The current California showerhead standard is 2.5 gallons per minute. CalGreen code, the California plumbing code and the voluntary WaterSense specification are all 2.0 gallons per minute. Standards adopted today require that all showerheads not exceed 2.0 gallons per minute maximum flow rate. This applies to fixed and handheld showerheads as well as horizontal body sprayers manufactured on or after 1 July 2016. To increase water savings over time, the standard for showerheads will change to 1.8 gallons per minute maximum flow rate starting 1 July 2018—making this the most stringent standard in the country.

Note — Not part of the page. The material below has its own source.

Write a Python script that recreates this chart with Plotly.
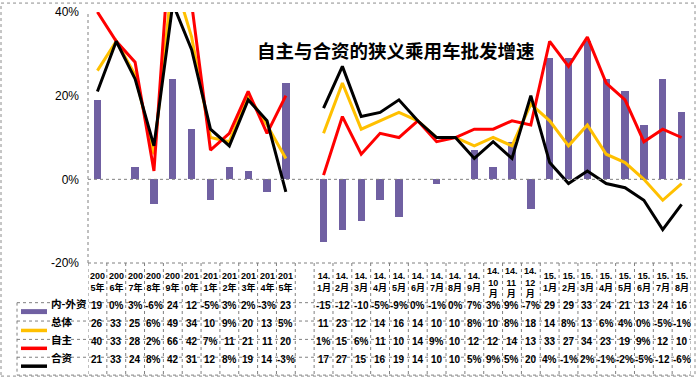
import plotly.graph_objects as go

categories = ["2005年", "2006年", "2007年", "2008年", "2009年", "2010年", "2011年", "2012年",
              "2013年", "2014年", "2015年", "",
              "14.1月", "14.2月", "14.3月", "14.4月", "14.5月", "14.6月", "14.7月", "14.8月",
              "14.9月", "14.10月", "14.11月", "14.12月",
              "15.1月", "15.2月", "15.3月", "15.4月", "15.5月", "15.6月", "15.7月", "15.8月"]

neiwai = [19, 0, 3, -6, 24, 12, -5, 3, 2, -3, 23, None,
          -15, -12, -10, -5, -9, 0, -1, 0, 7, 3, 9, -7,
          29, 29, 33, 24, 21, 13, 24, 16]
zongti = [26, 33, 25, 6, 49, 34, 10, 9, 20, 13, 5, None,
          11, 23, 12, 14, 16, 14, 10, 10, 8, 10, 8, 18,
          14, 8, 13, 6, 4, 0, -5, -1]
zizhu = [40, 33, 28, 2, 66, 42, 7, 11, 21, 11, 20, None,
         1, 15, 6, 11, 10, 14, 9, 10, 12, 12, 14, 13,
         33, 27, 34, 23, 19, 9, 12, 10]
hezi = [21, 33, 24, 8, 42, 31, 12, 8, 19, 14, -3, None,
        17, 27, 15, 16, 19, 14, 10, 10, 5, 9, 5, 20,
        4, -1, 2, -1, -2, -5, -12, -6]

series_names = ["内-外资", "总体", "自主", "合资"]
series_colors = ["#7060a2", "#FFC000", "#FF0000", "#000000"]
title_text = "自主与合资的狭义乘用车批发增速"
y_ticks = [-20, 0, 20, 40]

W, H = 696, 378
L, R, T, B = 88, 5, 10, 115
pw, ph = W - L - R, H - T - B
x_idx = list(range(len(categories)))


def py(p):  # pixel y -> paper y
    return (H - B - p) / ph


def px(p):  # pixel x -> paper x
    return (p - L) / pw


def fmt(v):
    if v is None:
        return ""
    return f"{v}%" if abs(v) < 10 else str(v)


def wrap(c):
    if c == "":
        return ""
    if c.startswith("20"):
        return c[:3] + "<br>" + c[3:]
    pre, rest = c.split(".")
    if len(rest) > 2:
        return pre + ".<br>" + rest[:-1] + "<br>" + rest[-1]
    return pre + ".<br>" + rest


fig = go.Figure()
fig.add_trace(go.Bar(x=x_idx, y=neiwai, marker=dict(color=series_colors[0], line=dict(width=0)),
                     width=0.39, name=series_names[0]))
for vals, nm, col in [(zongti, series_names[1], series_colors[1]),
                      (zizhu, series_names[2], series_colors[2]),
                      (hezi, series_names[3], series_colors[3])]:
    fig.add_trace(go.Scatter(x=x_idx, y=vals, mode="lines", name=nm,
                             line=dict(color=col, width=3), connectgaps=False))

shapes = []
grid = dict(color="#808080", width=1, dash="dot")
# y axis line and zero line
shapes.append(dict(type="line", xref="paper", yref="paper", x0=0, x1=0, y0=0, y1=1, line=grid))
shapes.append(dict(type="line", xref="paper", yref="y", x0=0, x1=1, y0=0, y1=0, line=grid))
# table vertical lines
y_bot = py(376)
for i in range(len(categories) + 1):
    shapes.append(dict(type="line", xref="x", yref="paper", x0=i - 0.5, x1=i - 0.5,
                       y0=0, y1=y_bot, line=grid))
# table horizontal lines
shapes.append(dict(type="line", xref="paper", yref="paper", x0=0, x1=1, y0=0, y1=0, line=grid))
for p in [303, 321.5, 340, 358, 376]:
    shapes.append(dict(type="line", xref="paper", yref="paper", x0=px(17), x1=1,
                       y0=py(p), y1=py(p), line=grid))
shapes.append(dict(type="line", xref="paper", yref="paper", x0=px(17), x1=px(17),
                   y0=py(303), y1=y_bot, line=grid))
# outer border
shapes.append(dict(type="rect", xref="paper", yref="paper", x0=px(1), x1=px(695),
                   y0=py(377), y1=py(1), line=dict(color="#8c8c8c", width=1, dash="dot")))

row_centers = [312, 331, 349, 367]
# legend swatches
shapes.append(dict(type="rect", xref="paper", yref="paper", x0=px(21), x1=px(47),
                   y0=py(row_centers[0] + 2.5), y1=py(row_centers[0] - 2.5),
                   fillcolor=series_colors[0], line=dict(width=0)))
for k in range(1, 4):
    shapes.append(dict(type="line", xref="paper", yref="paper", x0=px(21), x1=px(47),
                       y0=py(row_centers[k]), y1=py(row_centers[k]),
                       line=dict(color=series_colors[k], width=3.5)))

annotations = []
annotations.append(dict(text="<b>" + title_text + "</b>", xref="paper", yref="paper", x=px(396), y=py(33),
                        showarrow=False, font=dict(family="Noto Sans CJK SC", size=18.5, color="#000")))
tf = dict(family="Liberation Sans, Noto Sans CJK SC", size=10, color="#000")
hf = dict(family="Liberation Sans, Noto Sans CJK SC", size=9, color="#000")
for i, c in enumerate(categories):
    if c:
        annotations.append(dict(text="<b>" + wrap(c) + "</b>", xref="x", yref="paper", x=i, y=py(282.5),
                                showarrow=False, font=hf, align="center", borderpad=0,
                                yanchor="middle"))
for k, vals in enumerate([neiwai, zongti, zizhu, hezi]):
    for i, v in enumerate(vals):
        s = fmt(v)
        if s:
            annotations.append(dict(text="<b>" + s + "</b>", xref="x", yref="paper", x=i,
                                    y=py(row_centers[k]), showarrow=False, font=tf, borderpad=0))
    annotations.append(dict(text="<b>" + series_names[k] + "</b>", xref="paper", yref="paper",
                            x=px(50), y=py(row_centers[k]), xanchor="left", showarrow=False,
                            borderpad=0,
                            font=dict(family="Noto Sans CJK SC", size=10.5, color="#000")))

fig.update_layout(
    width=W, height=H,
    margin=dict(l=L, r=R, t=T, b=B),
    paper_bgcolor="white", plot_bgcolor="white",
    showlegend=False,
    bargap=0,
    xaxis=dict(range=[-0.5, len(categories) - 0.5], showticklabels=False, showgrid=False,
               zeroline=False, showline=False, ticks=""),
    yaxis=dict(range=[-20, 40], tickvals=y_ticks, ticktext=[f"{v}%" for v in y_ticks],
               showgrid=False, zeroline=False, showline=False, ticks="",
               ticklabelstandoff=8,
               tickfont=dict(family="Liberation Sans", size=12, color="#000")),
    shapes=shapes, annotations=annotations,
)
fig.write_html("out.html", config={"displayModeBar": False},
               post_script="document.body.style.margin='0';document.body.style.padding='0';")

In April, the Energy Commission adopted a standard of 1.2 gallons per minute flow rate for residential lavatory faucets, among other water appliances, that would have taken effect 1 Jan. 2016. Commissioners voted to change the current standard of 2.2 gallons per minute flow rate to 1.5, effective 1 September. The Energy Commission also voted to implement the 1.2 gallon per minute flow rate on 1 July 2016. The changes are in response to manufacturers who said they would not be able to supply retailers with enough 1.2 gallons per minute lavatory faucets on January 1, but have 1.5 gallons per minute models available today.

The Energy Commission also approved loans for energy efficiency upgrades through the Energy Conservation Assistance Act, a zero- or low-interest loan program providing funds to public entities. The city of Santa Cruz received a $1.8-million 1% interest loan to install more efficient interior and exterior lights, as well as to make improvements to a heating, ventilation and air conditioning system.

Montague Elementary School District received a 0% interest loan for more than $400,000 to upgrade interior and exterior lighting, upgrade the heating, ventilation and air conditioning system, and to install an onsite 40 kilowatt photovoltaic system at the district's elementary school in Siskyou County.